Today we went into downtown historic Charleston. I remembered my camera for once. We started out at the Battery, showed the children where we stayed for our anniversary, headed down by Rainbow Row, to the pier, where a lovely cruise ship was blocking our view of the bridge, onto the area around College of Charleston where we found my Great Aunt Lizzie's house and Episcopal (!) church, to the open air market - which has been partially enclosed since our last visit, then on to Magnolia Cemetery where we unsuccessfully looked for Aunt Lizzie and her husband's graves. We'll have to come back when the office is open and can show us. Back to our cottage and on to the highest climbing wall in South Carolina - Jacob conquered 2 of the walls there, he was wayyyyy up there!

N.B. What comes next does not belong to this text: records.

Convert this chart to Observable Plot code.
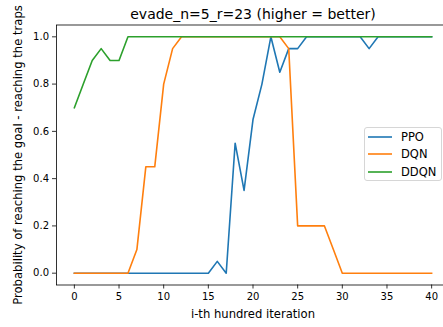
<!DOCTYPE html>
<html><head><meta charset="utf-8">
<script src="https://cdn.jsdelivr.net/npm/d3@7"></script>
<script src="https://cdn.jsdelivr.net/npm/@observablehq/plot@0.6"></script>
<style>
body{margin:0;background:#fff;font-family:"DejaVu Sans",sans-serif;}
#wrap{position:relative;width:443px;height:327px;overflow:hidden;background:#fff;}
#wrap svg{overflow:visible;}
.legend{position:absolute;left:364px;top:127px;width:78px;height:54px;box-sizing:border-box;border:1px solid #d6d6d6;border-radius:3px;background:rgba(255,255,255,0.8);font:11.5px "DejaVu Sans";color:#000;padding-top:0px;}
.legend .row{height:17.5px;display:flex;align-items:center;}
.legend svg{margin-left:3px;margin-right:9px;overflow:visible;}
</style></head><body><div id="wrap"></div>
<script>
const title = "evade_n=5_r=23 (higher = better)";
const xLabel = "i-th hundred iteration";
const yLabel = "Probability of reaching the goal - reaching the traps";
const seriesNames = ["PPO", "DQN", "DDQN"];
const seriesColors = ["#1f77b4", "#ff7f0e", "#2ca02c"];
const iterations = [0,1,2,3,4,5,6,7,8,9,10,11,12,13,14,15,16,17,18,19,20,21,22,23,24,25,26,27,28,29,30,31,32,33,34,35,36,37,38,39,40];
const ppo  = [0,0,0,0,0,0,0,0,0,0,0,0,0,0,0,0,0.05,0,0.55,0.35,0.65,0.8,1,0.85,0.95,0.95,1,1,1,1,1,1,1,0.95,1,1,1,1,1,1,1];
const dqn  = [0,0,0,0,0,0,0,0.1,0.45,0.45,0.8,0.95,1,1,1,1,1,1,1,1,1,1,1,1,0.95,0.2,0.2,0.2,0.2,0.1,0,0,0,0,0,0,0,0,0,0,0];
const ddqn = [0.7,0.8,0.9,0.95,0.9,0.9,1,1,1,1,1,1,1,1,1,1,1,1,1,1,1,1,1,1,1,1,1,1,1,1,1,1,1,1,1,1,1,1,1,1,1];
const xTicks = [0,5,10,15,20,25,30,35,40];
const yTicks = [0,0.2,0.4,0.6,0.8,1.0];

const seriesValues = [ppo, dqn, ddqn];
const rows = [];
seriesNames.forEach((name, k) => seriesValues[k].forEach((v, i) => rows.push({it: iterations[i], p: v, s: name})));

const chart = Plot.plot({
  width: 443, height: 327,
  marginLeft: 56, marginRight: -6, marginTop: 24.5, marginBottom: 42.5,
  style: {fontFamily: "DejaVu Sans", fontSize: "10px", color: "#000", background: "#fff", overflow: "visible"},
  x: {domain: [-2, 42]},
  y: {domain: [-0.05, 1.05]},
  color: {domain: seriesNames, range: seriesColors},
  marks: [
    Plot.line(rows, {x: "it", y: "p", z: "s", stroke: "s", strokeWidth: 1.6, strokeLinejoin: "round", strokeLinecap: "square"}),
    Plot.frame({stroke: "#000", strokeWidth: 0.8}),
    Plot.axisX({ticks: xTicks, tickSize: 4, tickPadding: 3.5, label: null, stroke: "#000", strokeWidth: 0.8, fontSize: 10}),
    Plot.axisY({ticks: yTicks, tickFormat: d3.format(".1f"), tickSize: 4, tickPadding: 3.5, label: null, stroke: "#000", strokeWidth: 0.8, fontSize: 10}),
    Plot.text([xLabel], {text: d => d, frameAnchor: "bottom", dy: 29, lineAnchor: "middle", fontSize: 11.6, fill: "#000"}),
    Plot.text([yLabel], {text: d => d, frameAnchor: "left", dx: -38, rotate: -90, textAnchor: "middle", lineAnchor: "middle", fontSize: 11.6, fill: "#000"}),
    Plot.text([title], {text: d => d, frameAnchor: "top", dy: -10, lineAnchor: "middle", fontSize: 14, fill: "#000"})
  ]
});
const wrap = document.getElementById("wrap");
wrap.appendChild(chart);

const legend = d3.select(wrap).append("div").attr("class", "legend");
seriesNames.forEach((name, k) => {
  const row = legend.append("div").attr("class", "row");
  const sw = row.append("svg").attr("width", 24).attr("height", 4);
  sw.append("line").attr("x1", 0).attr("x2", 24).attr("y1", 2).attr("y2", 2)
    .attr("stroke", seriesColors[k]).attr("stroke-width", 1.6);
  row.append("span").text(name);
});
</script>
</body></html>
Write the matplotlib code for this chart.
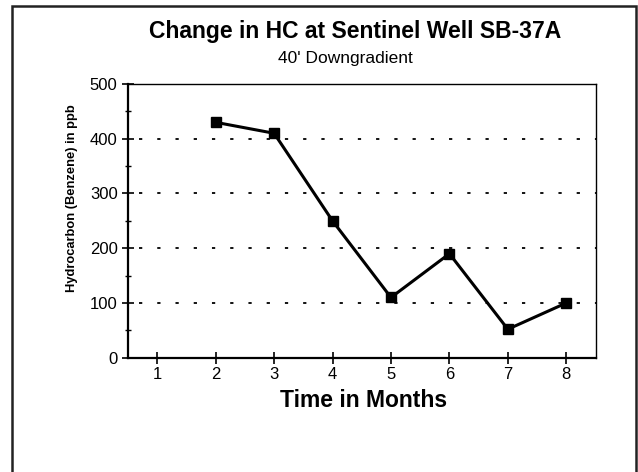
import matplotlib
matplotlib.use('Agg')
import matplotlib.pyplot as plt
from matplotlib.patches import Rectangle
from matplotlib.ticker import MultipleLocator

plt.rcParams['font.family'] = ['Liberation Sans', 'DejaVu Sans']

# datos
meses = [2, 3, 4, 5, 6, 7, 8]
benceno = [430, 410, 250, 110, 190, 52, 100]
x_ticks = [1, 2, 3, 4, 5, 6, 7, 8]
y_ticks = [0, 100, 200, 300, 400, 500]

titulo = 'Change in HC at Sentinel Well SB-37A'
subtitulo = "40' Downgradient"

W, H = 638, 472
fig = plt.figure(figsize=(W/100, H/100), dpi=100)
ax = fig.add_axes([128/W, 1-357.7/H, (595.5-128)/W, (357.7-84)/H])

# grilla punteada
for y in y_ticks[1:-1]:
    ax.axhline(y, color='black', lw=1.3, ls=(4, (1.8, 8.3)), zorder=1)

ax.plot(meses, benceno, color='black', lw=2.2, marker='s', ms=6.5,
        markerfacecolor='black', zorder=3, clip_on=False)

ax.set_xlim(0.5, 8.5)
ax.set_ylim(0, 500)
ax.set_xticks(x_ticks)
ax.set_yticks(y_ticks)
ax.yaxis.set_minor_locator(MultipleLocator(50))
ax.tick_params(axis='both', which='major', direction='inout', length=8, width=1.2,
               labelsize=12, colors='black')
ax.tick_params(axis='x', pad=3)
ax.tick_params(axis='y', which='minor', direction='inout', length=4.5, width=1.0)

for s in ['left', 'bottom']:
    ax.spines[s].set_linewidth(1.6)
for s in ['top', 'right']:
    ax.spines[s].set_linewidth(1.0)

ax.set_ylabel('Hydrocarbon (Benzene) in ppb', fontsize=9.3, fontweight='bold')
ax.yaxis.set_label_coords(-0.108, 0.584)

fig.text(364/W, 1-407/H, 'Time in Months', ha='center', va='baseline',
         fontsize=16.5, fontweight='bold')
fig.text(355.5/W, 1-38/H, titulo, ha='center', va='baseline',
         fontsize=16.5, fontweight='bold')
fig.text(345/W, 1-63/H, subtitulo, ha='center', va='baseline', fontsize=12.5)

# marco exterior
fig.patches.append(Rectangle((12/W, -0.05), (636-12)/W, 1.05-6/H,
                             transform=fig.transFigure, fill=False,
                             edgecolor='#222222', lw=1.8))

fig.savefig('out.png', dpi=100)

Here are a few photos. I believe we have found our new Solomon's!
Jacob on the 50 ft climbing wall:
He made it to the top right after this picture!

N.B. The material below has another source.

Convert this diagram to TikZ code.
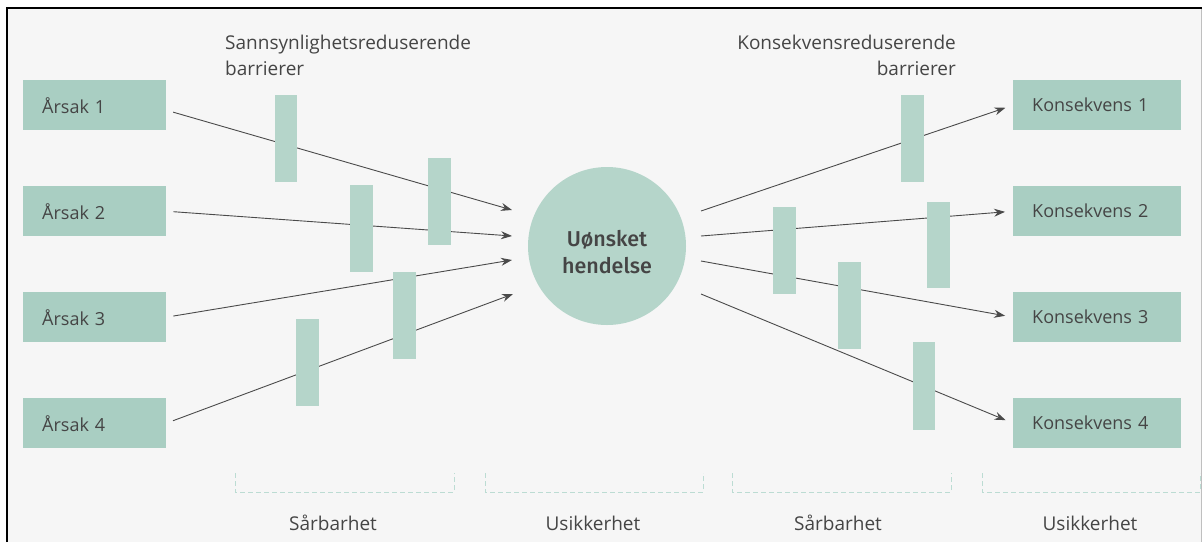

Hey! Move over cruise ship, we want to see the bridge!
Not sure what was so funny, swinging on the pier:
Now that's a fountain! Not sure what my children are doing....
On the Battery:
At the Market
Tree growing out of Lauryn's head at the College of Charleston
Family lore: This house was built by my Great Aunt Lizzie and her husband Henry. My grandparents visited this house on their Charleston honeymoon in the early 1930s. It's now a sorority house for the College of Charleston. Nobody appeared to be home today, so we'll have to come back when school is in session to see if we can get a tour like my brother did. My brother: The Sorority Sister Sweetalker.

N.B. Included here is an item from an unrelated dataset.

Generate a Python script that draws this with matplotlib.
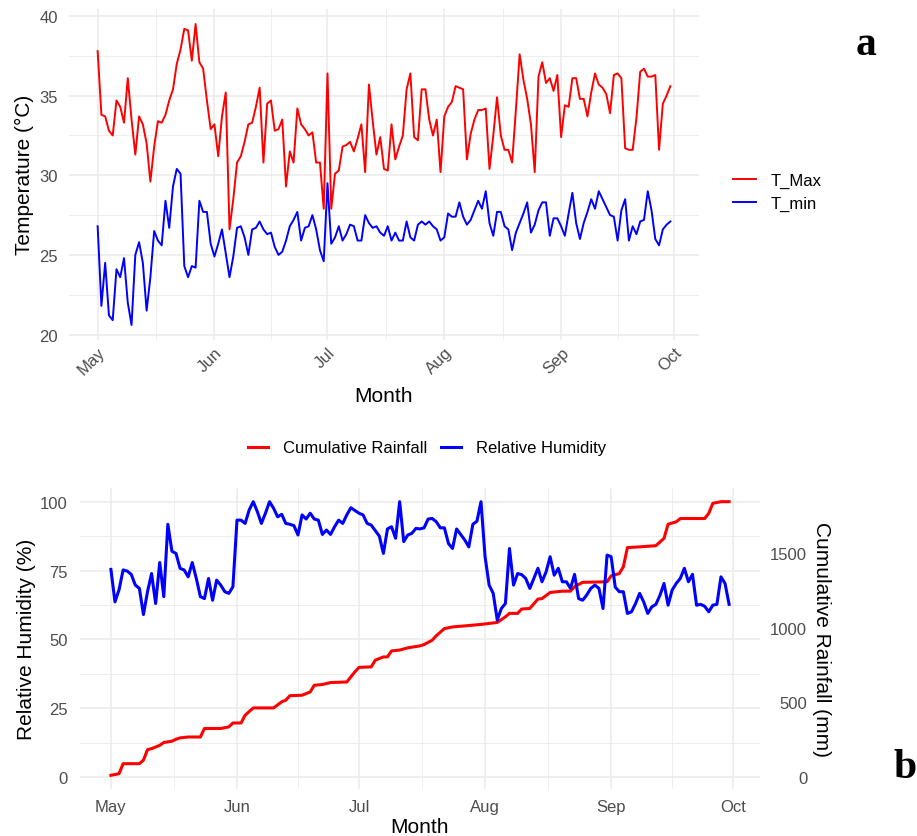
import matplotlib
matplotlib.use("Agg")
import matplotlib.pyplot as plt
import matplotlib.dates as mdates
from matplotlib.ticker import MultipleLocator, FixedLocator
import numpy as np
import pandas as pd

plt.rcParams['font.family'] = ['Liberation Sans', 'DejaVu Sans']

# daily series, 1 May .. 30 Sep
start = '2023-05-01'
t_max = [37.8, 33.8, 33.7, 32.8, 32.5, 34.7, 34.3, 33.3, 36.1, 33.5,
         31.3, 33.7, 33.2, 32.0, 29.6, 31.8, 33.4, 33.3, 33.8, 34.7,
         35.4, 37.0, 37.9, 39.2, 39.1, 37.2, 39.5, 37.1, 36.7, 34.7,
         32.9, 33.2, 31.2, 33.7, 35.2, 26.6, 28.5, 30.8, 31.2, 32.1,
         33.2, 33.3, 34.3, 35.5, 30.8, 34.5, 34.7, 32.8, 32.9, 33.5,
         29.3, 31.5, 30.8, 34.2, 33.2, 32.9, 32.5, 32.7, 30.8, 30.8,
         27.9, 36.4, 27.9, 30.1, 30.3, 31.8, 31.9, 32.1, 31.5, 32.3,
         33.2, 30.2, 35.7, 33.4, 31.3, 32.4, 30.4, 30.3, 33.2, 31.0,
         31.8, 32.5, 35.4, 36.4, 32.4, 32.2, 35.4, 35.4, 33.5, 32.5,
         33.5, 30.2, 33.7, 34.3, 34.6, 35.6, 35.5, 35.4, 31.0, 32.6,
         33.5, 34.1, 34.1, 34.2, 30.4, 32.5, 34.9, 32.5, 31.6, 31.6,
         30.8, 34.1, 37.6, 36.0, 34.8, 33.2, 30.2, 36.2, 37.1, 35.8,
         36.1, 35.3, 36.3, 32.4, 34.4, 34.3, 36.1, 36.1, 34.8, 34.8,
         33.7, 35.2, 36.4, 35.7, 35.5, 35.1, 33.9, 36.3, 36.4, 36.1,
         31.7, 31.6, 31.6, 33.6, 36.5, 36.7, 36.2, 36.2, 36.3, 31.6,
         34.5, 35.0, 35.6]
t_min = [26.8, 21.8, 24.5, 21.2, 20.9, 24.1, 23.6, 24.8, 22.0, 20.6,
         25.0, 25.8, 24.5, 21.5, 23.6, 26.5, 25.9, 25.6, 28.4, 26.7,
         29.3, 30.4, 30.1, 24.3, 23.6, 24.3, 24.2, 28.4, 27.7, 27.7,
         25.7, 24.9, 25.7, 26.6, 25.1, 23.6, 24.9, 26.7, 26.8, 26.1,
         25.0, 26.6, 26.7, 27.1, 26.6, 26.3, 26.4, 25.5, 25.0, 25.2,
         25.9, 26.8, 27.2, 27.7, 25.9, 26.7, 26.8, 27.5, 26.6, 25.3,
         24.6, 29.5, 25.7, 26.1, 26.8, 25.9, 26.3, 26.9, 26.8, 25.9,
         25.9, 27.5, 27.0, 26.7, 26.8, 26.4, 26.2, 26.8, 25.9, 26.4,
         25.9, 25.9, 27.1, 26.1, 25.9, 26.9, 27.1, 26.9, 27.1, 26.8,
         26.6, 25.9, 26.1, 27.6, 27.4, 27.4, 28.3, 27.4, 26.9, 27.2,
         27.8, 28.4, 27.9, 29.0, 27.0, 26.2, 27.7, 27.7, 26.8, 26.6,
         25.3, 26.4, 27.0, 27.6, 28.3, 26.4, 26.9, 27.8, 28.3, 28.3,
         26.2, 27.3, 27.3, 26.8, 26.2, 27.6, 28.9, 27.0, 26.0, 27.0,
         27.7, 28.5, 27.9, 29.0, 28.5, 28.0, 27.5, 27.4, 25.9, 27.8,
         28.5, 25.9, 26.8, 26.3, 27.1, 27.2, 29.0, 27.8, 26.0, 25.6,
         26.6, 26.9, 27.1]
rh = [75.4, 63.6, 68.0, 75.2, 74.8, 73.6, 69.7, 68.5, 59.0, 67.3,
      73.9, 63.0, 77.9, 65.5, 91.8, 82.0, 81.2, 75.8, 75.2, 72.7,
      77.9, 72.1, 65.5, 64.8, 72.1, 64.2, 71.5, 69.7, 67.3, 66.7,
      69.1, 93.3, 93.3, 92.1, 97.0, 100.0, 96.4, 92.1, 95.8, 100.0,
      97.6, 94.5, 95.4, 92.1, 91.8, 91.3, 87.9, 95.2, 93.7, 95.8,
      93.7, 93.3, 88.1, 89.7, 88.1, 90.9, 93.3, 92.1, 95.2, 97.8,
      96.8, 95.8, 95.2, 92.1, 91.5, 89.5, 87.5, 81.2, 90.1, 90.9,
      86.7, 100.0, 85.5, 87.9, 88.5, 90.3, 90.1, 90.5, 93.7, 93.9,
      92.7, 90.5, 90.5, 84.8, 83.0, 90.1, 88.1, 86.1, 83.6, 91.8,
      92.9, 100.0, 80.0, 69.7, 66.7, 57.0, 61.2, 63.0, 83.0, 69.7,
      73.9, 73.5, 72.1, 68.5, 72.1, 75.8, 70.9, 74.5, 80.0, 73.3,
      75.8, 70.9, 70.9, 68.5, 73.6, 64.8, 64.2, 66.1, 68.5, 69.7,
      68.5, 61.2, 80.6, 80.0, 69.0, 67.3, 67.3, 59.4, 60.0, 63.0,
      66.7, 63.6, 59.4, 61.8, 62.7, 66.0, 70.3, 62.4, 67.9, 70.3,
      72.1, 75.8, 70.9, 73.6, 62.4, 62.7, 62.0, 60.0, 62.4, 62.7,
      72.7, 70.3, 62.7]

# cumulative rainfall (mm), days after 1 May where the total changes
rain_day = [0, 2, 3, 7, 8, 9, 10, 12, 13, 15, 16, 17, 19, 22, 23, 27, 29, 30,
            32, 33, 35, 40, 42, 43, 44, 47, 49, 50, 52, 54, 58, 60, 61, 64,
            65, 67, 68, 69, 71, 73, 76, 77, 79, 80, 82, 84, 87, 91, 95, 97,
            98, 100, 101, 103, 105, 106, 108, 111, 113, 114, 116, 122, 123,
            125, 126, 127, 130, 134, 136, 137, 139, 140, 146, 147, 148, 150,
            152]
rain_mm = [11, 22, 89, 89, 113, 183, 190, 212, 231, 240, 253, 262, 268, 268,
           325, 325, 336, 362, 362, 414, 463, 463, 504, 515, 545, 548, 570,
           615, 620, 633, 637, 705, 735, 738, 783, 805, 805, 845, 851, 866,
           879, 888, 917, 947, 995, 1006, 1013, 1023, 1036, 1074, 1097, 1097,
           1126, 1130, 1193, 1196, 1237, 1246, 1246, 1276, 1305, 1309, 1349,
           1364, 1410, 1538, 1543, 1551, 1600, 1695, 1711, 1733, 1733, 1768,
           1835, 1846, 1846]

month_ticks = ['2023-05-01', '2023-06-01', '2023-07-01', '2023-08-01',
               '2023-09-01', '2023-10-01']
month_labels = ['May', 'Jun', 'Jul', 'Aug', 'Sep', 'Oct']

dates = pd.date_range(start, periods=len(t_max), freq='D')
rain_dates = pd.Timestamp(start) + pd.to_timedelta(rain_day, unit='D')

W, H = 917, 837


def fx(px):
    return px / W


def fy(py):
    return 1 - py / H


GRID = '#EBEBEB'
TICK = '#4D4D4D'


def style(ax):
    for s in ax.spines.values():
        s.set_visible(False)
    major = mdates.date2num(pd.to_datetime(month_ticks))
    ax.xaxis.set_major_locator(FixedLocator(major))
    ax.xaxis.set_minor_locator(FixedLocator((major[:-1] + major[1:]) / 2))
    ax.set_xticklabels(month_labels)
    ax.tick_params(which='both', length=0, labelsize=12, labelcolor=TICK)
    ax.grid(which='major', color=GRID, lw=1.1)
    ax.grid(which='minor', color=GRID, lw=0.6)
    ax.set_axisbelow(True)
    ax.margins(0.05)


fig = plt.figure(figsize=(W / 100, H / 100), dpi=100)

# ---- panel a: temperature
ax1 = fig.add_axes([fx(69), fy(341), fx(699) - fx(69), fy(10) - fy(341)])
l_max, = ax1.plot(dates, t_max, color='#FF0000', lw=1.4)
l_min, = ax1.plot(dates, t_min, color='#0000FF', lw=1.4)
style(ax1)
ax1.yaxis.set_major_locator(MultipleLocator(5))
ax1.yaxis.set_minor_locator(MultipleLocator(2.5))
ax1.tick_params(axis='y', pad=8)
ax1.tick_params(axis='x', pad=3)
plt.setp(ax1.get_xticklabels(), rotation=45, ha='right', va='top',
         rotation_mode='anchor')

fig.text(fx(24), fy(175), 'Temperature (°C)', rotation=90, fontsize=15,
         ha='center', va='center')
fig.text(fx(384), fy(397), 'Month', fontsize=15, ha='center', va='center')
fig.legend([l_max, l_min], ['T_Max', 'T_min'], loc='center left',
           bbox_to_anchor=(fx(733), fy(193)), frameon=False, fontsize=12,
           handlelength=1.35, handletextpad=0.9, labelspacing=0.45,
           borderpad=0, borderaxespad=0)

# ---- panel b: humidity and cumulative rainfall
scale = max(rain_mm) / 100
ax2 = fig.add_axes([fx(80), fy(790), fx(760) - fx(80), fy(489) - fy(790)])
l_rain, = ax2.plot(rain_dates, np.array(rain_mm) / scale, color='#FF0000',
                   lw=2.2)
l_rh, = ax2.plot(dates, rh, color='#0000FF', lw=2.2)
style(ax2)
ax2.yaxis.set_major_locator(MultipleLocator(25))
ax2.yaxis.set_minor_locator(MultipleLocator(12.5))
ax2.tick_params(axis='y', pad=9)
ax2.tick_params(axis='x', pad=7)

sec = ax2.secondary_yaxis('right', functions=(lambda v: v * scale,
                                              lambda v: v / scale))
sec.set_yticks([0, 500, 1000, 1500])
sec.tick_params(length=0, labelsize=12, labelcolor=TICK, pad=34)
for s in sec.spines.values():
    s.set_visible(False)
for lbl in sec.get_yticklabels():
    lbl.set_ha('right')

fig.text(fx(27), fy(639), 'Relative Humidity (%)', rotation=90, fontsize=15,
         ha='center', va='center')
fig.text(fx(822), fy(640), 'Cumulative Rainfall (mm)', rotation=270,
         fontsize=15, ha='center', va='center')
fig.text(fx(420), fy(828), 'Month', fontsize=15, ha='center', va='center')
fig.legend([l_rain, l_rh], ['Cumulative Rainfall', 'Relative Humidity'],
           loc='center', bbox_to_anchor=(fx(427), fy(449)), ncol=2,
           frameon=False, fontsize=12, handlelength=1.2, handletextpad=0.9,
           columnspacing=0.85, borderpad=0, borderaxespad=0)

# panel letters
fig.text(fx(866), fy(55), 'a', fontsize=30, fontweight='bold',
         family='Liberation Serif', ha='center', va='baseline')
fig.text(fx(905), fy(778), 'b', fontsize=30, fontweight='bold',
         family='Liberation Serif', ha='center', va='baseline')

fig.savefig('out.png', dpi=100)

In this picture, if you look carefully to the right of the house, you can see the steeple of Grace Episcopal Church, where Aunt Lizzie attended. This seemed ironic to us, since you can see our church, Grace Episcopal, from our house on the other side of the state. Who knew I had Episcopal relatives? Apparently every few generations in my family, somebody marries an Episcopalian.
Speaking of Episcopal churches, this is St. Philip's. Chris and I attended a service here on our anniversary back in October.
We went to Magnolia Cemetery to see if we could find Aunt Lizzie's grave. The office was closed and we didn't have any luck finding it on our own, but we did find a fascinating cemetery with some very interesting tombstones. Also, some fascinating trees, especially this one. It was huge, with limbs that went from the tree, into the ground, and back out again. One large limb had broken off from the tree, but must have then rooted where it fell because it was still living with new limbs, weird! There were ponds around the cemetery - and I don't think I'll ever get used to the signs around here that say, 'Please don't feed the alligators." Yikes!